Prepare for bluster about enemies to become nuance about not-yet-friends; for ideology to cede to empirical practice; for co-opting to overtake confronting as a first resort. And prepare to be surprised by things coming together unexpectedly as well as falling apart.
The new ways in which the White House will address the world after Jan. 20 have been forecast by the campaign themes developed for two years by Barack Obama. But more important, the changes are already present in the quiet presidential transition effort that has been underway in earnest for a month.
The president-elect has been given little credit for his back-channeling prowess -- which could show how good he is at it. He prepares carefully, keeps his own counsel to an extraordinary degree and then acts without the impulsiveness of George W. Bush, the post-decision agonizing of Bill Clinton or the consistent vacillation of Jimmy Carter. Examples:
· Late last spring, Obama settled on Joe Biden as his most important counselor on foreign affairs. The two conferred quietly in the shadows of the extended primary campaign, forging the confident relationship that led to Biden becoming vice president-elect and having a major voice in Obama's future foreign policy.
· There has been a greater meeting of minds on Iraq and Afghanistan between Obama and Gen. David Petraeus than either has publicized, and it has been deepened by continuing indirect contacts since they met in Baghdad in July.
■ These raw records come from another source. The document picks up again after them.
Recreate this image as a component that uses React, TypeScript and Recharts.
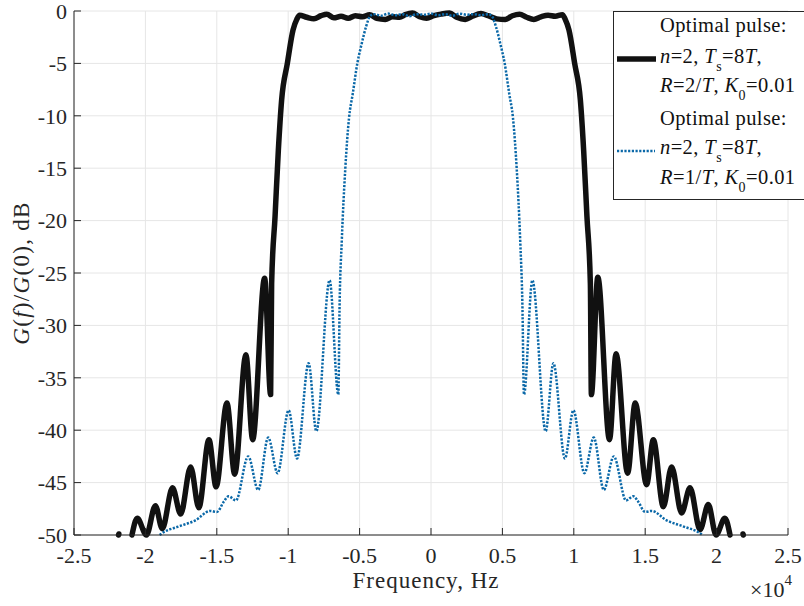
import { CartesianGrid, Line, LineChart, XAxis, YAxis } from "recharts";

const xTicks = [-25000, -20000, -15000, -10000, -5000, 0, 5000, 10000, 15000, 20000, 25000];
const yTicks = [-50, -45, -40, -35, -30, -25, -20, -15, -10, -5, 0];

// optimal pulse, R = 2/T  (null = gap, the curve dips below -50 dB)
const wideFreq = [
    -21880, -21860, -21500,
    -20940, -20570, -19930, -19300, -18820, -18100, -17530, -16830, -16260, -15550, -15050,
    -14290, -13750, -12960, -12490, -11650, -11230, -11160, -10920, -10690, -10460, -10060,
    -9660, -9400, -9200, -8700, -8200, -7700, -7300, -6800, -6300, -5800, -5300, -4800, -4300,
    -3800, -3200, -2700, -2200, -1800, -1300, -800, -300, 200, 700, 1300, 1800, 2400, 2900,
    3500, 4000, 4600, 5200, 5700, 6200, 6700, 7200, 7700, 8200, 8700, 9200, 9400, 9660,
    10060, 10460, 10690, 10920, 11160, 11230, 11680, 12500, 12960, 13770, 14300, 15100, 15570,
    16270, 16850, 17550, 18140, 18840, 19420, 19960, 20580, 20940,
    21500, 21850, 21870,
]
const wideGain = [
    -50, -49.9, null,
    -50, -48.4, -50, -47.2, -49.4, -45.5, -48.0, -43.5, -47.4, -40.9, -45.4,
    -37.4, -44.2, -32.8, -40.9, -25.5, -36.6, -26, -19.6, -13.3, -8.5, -5,
    -1.8, -0.8, -0.4, -0.6, -0.75, -0.45, -0.3, -0.65, -0.5, -0.7, -0.45, -0.55, -0.35,
    -0.7, -0.8, -0.55, -0.6, -0.35, -0.2, -0.55, -0.7, -0.45, -0.3, -0.2, -0.6, -0.8, -0.5,
    -0.25, -0.45, -0.75, -0.8, -0.45, -0.3, -0.6, -0.8, -0.55, -0.4, -0.5, -0.35, -0.8, -1.8,
    -5, -8.5, -13.3, -19.6, -26, -36.6, -25.4, -40.9, -32.7, -44.1, -37.4, -45.2, -40.9,
    -47.3, -43.5, -47.9, -45.5, -49.5, -47.1, -50, -48.4, -50,
    null, -49.9, -50,
]

// optimal pulse, R = 1/T
const narrowFreq = [
    -19000, -18800, -17700, -16500, -15450, -15000, -14500, -14170, -13660, -12800, -12100,
    -11400, -10740, -9970, -9380, -8570, -8030, -7100, -6490, -6400, -6250, -6000, -5740,
    -5480, -5160, -4850, -4550, -4270, -4000, -3500, -3000, -2500, -2000, -1500, -1000, -500,
    0, 500, 1000, 1500, 2000, 2500, 3000, 3500, 4000, 4270, 4550, 4850, 5160, 5480, 5740,
    6000, 6250, 6400, 6510, 7100, 8030, 8570, 9380, 9970, 10740, 11400, 12100, 12800, 13660,
    14170, 14500, 15000, 15450, 16500, 17700, 18800, 19000,
]
const narrowGain = [
    -50, -49.8, -49.2, -48.6, -47.7, -47.8, -46.8, -46.3, -46.7, -42.5, -45.7,
    -40.7, -44.1, -38.1, -42.7, -33.6, -40.1, -25.7, -36.6, -28, -22, -15, -10.2,
    -7.9, -5, -3.1, -1.5, -0.5, -0.3, -0.45, -0.25, -0.4, -0.3, -0.5, -0.3, -0.35,
    -0.25, -0.4, -0.3, -0.45, -0.25, -0.35, -0.3, -0.4, -0.3, -0.5, -1.5, -3.1, -5, -7.9, -10.2,
    -15, -22, -28, -36.6, -25.7, -40.1, -33.6, -42.7, -38.1, -44.1, -40.7, -45.7, -42.5, -46.7,
    -46.3, -46.8, -47.8, -47.7, -48.6, -49.2, -49.8, -50,
]

const wideData = wideFreq.map((f, i) => ({ f, g: wideGain[i] }))
const narrowData = narrowFreq.map((f, i) => ({ f, g: narrowGain[i] }))

const serif = "Liberation Serif, Times New Roman, serif"
const ink = "#262626"
const blue = "#0a68a8"
const tickStyle = { fontFamily: serif, fontSize: 22, fill: ink }

export default function App() {
    return (
        <div style={{ position: "relative", width: 804, height: 606, overflow: "hidden", background: "#fff" }}>
            <style>{"body{margin:0}"}</style>
            <LineChart width={804} height={606} margin={{ top: 11, right: 16, bottom: 41, left: 14 }}>
                <CartesianGrid xAxisId="b" yAxisId="l" stroke="#e6e6e6" />
                <XAxis
                    xAxisId="b"
                    dataKey="f"
                    type="number"
                    domain={[-25000, 25000]}
                    ticks={xTicks}
                    interval={0}
                    height={30}
                    tickSize={-7}
                    tickMargin={19}
                    stroke={ink}
                    tick={tickStyle}
                    tickFormatter={(v: number) => String(v / 10000)}
                />
                <XAxis
                    xAxisId="t"
                    orientation="top"
                    dataKey="f"
                    type="number"
                    domain={[-25000, 25000]}
                    ticks={xTicks}
                    interval={0}
                    height={0}
                    tickSize={-7}
                    stroke={ink}
                    tick={false}
                />
                <YAxis
                    yAxisId="l"
                    type="number"
                    domain={[-50, 0]}
                    ticks={yTicks}
                    interval={0}
                    width={60}
                    tickSize={-7}
                    tickMargin={14}
                    stroke={ink}
                    tick={tickStyle}
                />
                <YAxis
                    yAxisId="r"
                    orientation="right"
                    type="number"
                    domain={[-50, 0]}
                    ticks={yTicks}
                    interval={0}
                    width={0}
                    tickSize={-7}
                    stroke={ink}
                    tick={false}
                />
                <Line
                    xAxisId="b"
                    yAxisId="l"
                    data={wideData}
                    dataKey="g"
                    type="monotone"
                    stroke="#111111"
                    strokeWidth={5.5}
                    strokeLinecap="round"
                    strokeLinejoin="round"
                    dot={false}
                    activeDot={false}
                    isAnimationActive={false}
                />
                <Line
                    xAxisId="b"
                    yAxisId="l"
                    data={narrowData}
                    dataKey="g"
                    type="monotone"
                    stroke={blue}
                    strokeWidth={2.5}
                    strokeDasharray="2.2 1.5"
                    dot={false}
                    activeDot={false}
                    isAnimationActive={false}
                />
            </LineChart>

            <svg width={804} height={606} style={{ position: "absolute", left: 0, top: 0, pointerEvents: "none" }}>
                <g fontFamily={serif} fill={ink}>
                    <text x={426} y={588} fontSize={23} letterSpacing={1} textAnchor="middle">Frequency, Hz</text>
                    <text transform="translate(29,273) rotate(-90)" fontSize={23} letterSpacing={1.3} textAnchor="middle">
                        <tspan fontStyle="italic">G</tspan>(<tspan fontStyle="italic">f</tspan>)/<tspan fontStyle="italic">G</tspan>(0), dB
                    </text>
                    <text x={750} y={597} fontSize={22}>
                        ×10<tspan fontSize={15} dy={-12}>4</tspan>
                    </text>
                </g>

                <rect x={613.5} y={11.5} width={200} height={188} fill="#fff" stroke={ink} />
                <line x1={617} y1={59} x2={656} y2={59} stroke="#111111" strokeWidth={5.5} />
                <line x1={617} y1={151} x2={655} y2={151} stroke={blue} strokeWidth={2.5} strokeDasharray="2.2 1.5" />
                <g fontFamily={serif} fontSize={20.5} fill="#111" letterSpacing={0.4}>
                    <text x={660} y={32}>Optimal pulse:</text>
                    <text x={660} y={63}>
                        <tspan fontStyle="italic">n</tspan>=2, <tspan fontStyle="italic">T</tspan>
                        <tspan fontSize={14} dy={8}>s</tspan>
                        <tspan dy={-8}>=8</tspan><tspan fontStyle="italic">T</tspan>,
                    </text>
                    <text x={660} y={92}>
                        <tspan fontStyle="italic">R</tspan>=2/<tspan fontStyle="italic">T</tspan>, <tspan fontStyle="italic">K</tspan>
                        <tspan fontSize={14} dy={8}>0</tspan>
                        <tspan dy={-8}>=0.01</tspan>
                    </text>
                    <text x={660} y={125}>Optimal pulse:</text>
                    <text x={660} y={154}>
                        <tspan fontStyle="italic">n</tspan>=2, <tspan fontStyle="italic">T</tspan>
                        <tspan fontSize={14} dy={8}>s</tspan>
                        <tspan dy={-8}>=8</tspan><tspan fontStyle="italic">T</tspan>,
                    </text>
                    <text x={660} y={184}>
                        <tspan fontStyle="italic">R</tspan>=1/<tspan fontStyle="italic">T</tspan>, <tspan fontStyle="italic">K</tspan>
                        <tspan fontSize={14} dy={8}>0</tspan>
                        <tspan dy={-8}>=0.01</tspan>
                    </text>
                </g>
            </svg>
        </div>
    )
}
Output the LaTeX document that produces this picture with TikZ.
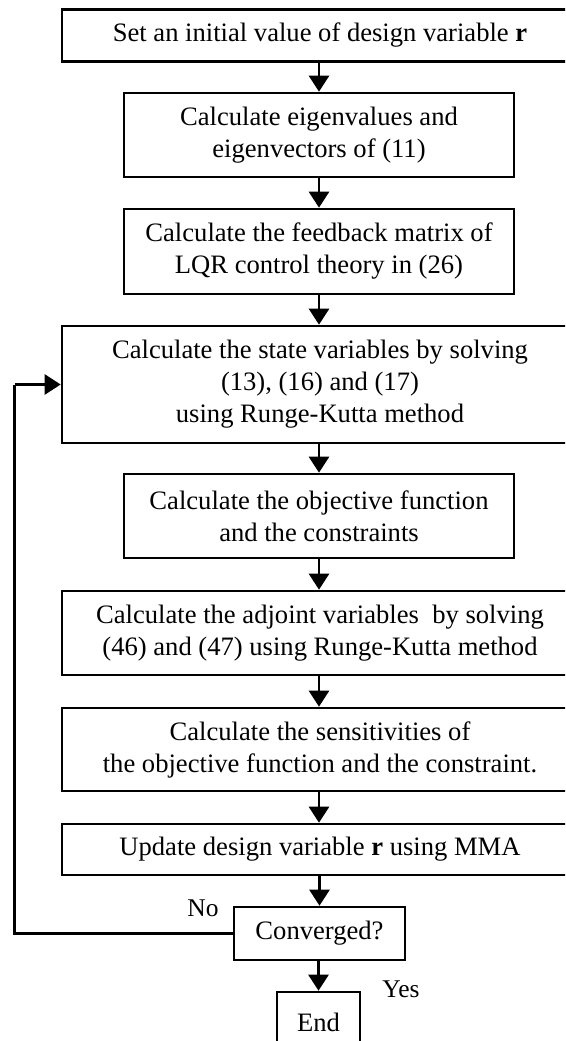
\documentclass[tikz,border=0pt]{standalone}
\usepackage{fontspec}
\setmainfont{Liberation Serif}
\usetikzlibrary{arrows.meta}
\begin{document}
\begin{tikzpicture}[x=1pt,y=-1pt,
  box/.style={draw,line width=2.6pt,rectangle,inner sep=0pt,align=center,
    font=\fontsize{26.6}{32}\selectfont},
  lbl/.style={font=\fontsize{25.5}{28}\selectfont,inner sep=0pt},
  conn/.style={line width=2.6pt,-{Triangle[length=16pt,width=20pt]}},
  loopline/.style={line width=2.6pt}]
\useasboundingbox (0,0) rectangle (565,1041);
\begin{scope}
\clip (0,0) rectangle (565,1041);
\node[box,minimum width=516pt,minimum height=52pt] (b1) at (320,35.5) {Set an initial value of design variable \textbf{r}};
\node[box,minimum width=390pt,minimum height=84pt] (b2) at (319,135) {Calculate eigenvalues and\\eigenvectors of (11)};
\node[box,minimum width=390pt,minimum height=85pt] (b3) at (319,251.5) {Calculate the feedback matrix of\\LQR control theory in (26)};
\node[box,minimum width=516pt,minimum height=117pt] (b4) at (320,384.5) {Calculate the state variables by solving\\(13), (16) and (17)\\using Runge-Kutta method};
\node[box,minimum width=390pt,minimum height=84pt] (b5) at (319,516) {Calculate the objective function\\and the constraints};
\node[box,minimum width=516pt,minimum height=84pt] (b6) at (320,633) {Calculate the adjoint variables\ \ by solving\\(46) and (47) using Runge-Kutta method};
\node[box,minimum width=516pt,minimum height=83pt] (b7) at (320,749.5) {Calculate the sensitivities of\\the objective function and the constraint.};
\node[box,minimum width=516pt,minimum height=51pt] (b8) at (320,849.5) {Update design variable \textbf{r} using MMA};
\node[box,minimum width=171pt,minimum height=53pt] (b9) at (319.5,933.5) {Converged?};
\node[box,minimum width=83pt,minimum height=60pt] (b10) at (318.5,1022) {End};
\node[lbl] (no) at (203,908.5) {No};
\node[lbl] (yes) at (401,989) {Yes};
\coordinate (lb) at (14.7,933.5);
\coordinate (lt) at (14.7,384.5);
\draw[conn] (b1.south -| b2) -- (b2);
\draw[conn] (b2) -- (b3);
\draw[conn] (b3) -- (b4.north -| b3);
\draw[conn] (b4.south -| b5) -- (b5);
\draw[conn] (b5) -- (b6.north -| b5);
\draw[conn] (b6.south -| b5) -- (b7.north -| b5);
\draw[conn] (b7.south -| b5) -- (b8.north -| b5);
\draw[conn] (b8.south -| b9) -- (b9);
\draw[conn] (b9.south -| b10) -- (b10);
\draw[loopline] (b9.west) -- (lb) -- (lt);
\draw[conn] (lt) -- (b4.west);
\end{scope}
\end{tikzpicture}
\end{document}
It came as no surprise to key Obama aides when Pentagon officials said one day after the election that Petraeus had decided to accelerate the withdrawal of a combat brigade from Iraq by six weeks.
· Both the Obama and McCain campaigns have had transition teams working at the Treasury Department for about a month. This is in addition to the involvement in the administration's current decisions by Timothy F. Geithner, president of the Federal Reserve Bank of New York.
(It also may not hurt Geithner's chances of becoming Treasury secretary that he is 47, the same age as the president-elect; Obama's arrival at the White House heralds an implicit generational transformation in politics that has been overshadowed by the publicity about the national transformation in race relations.)
Obama has made no secret that Iraq and Afghanistan form his two most urgent priorities in foreign policy. Iran is third on the list, according to one knowledgeable aide, while climate change and the Middle East peace process rank as important but too difficult or diffuse to address effectively right away.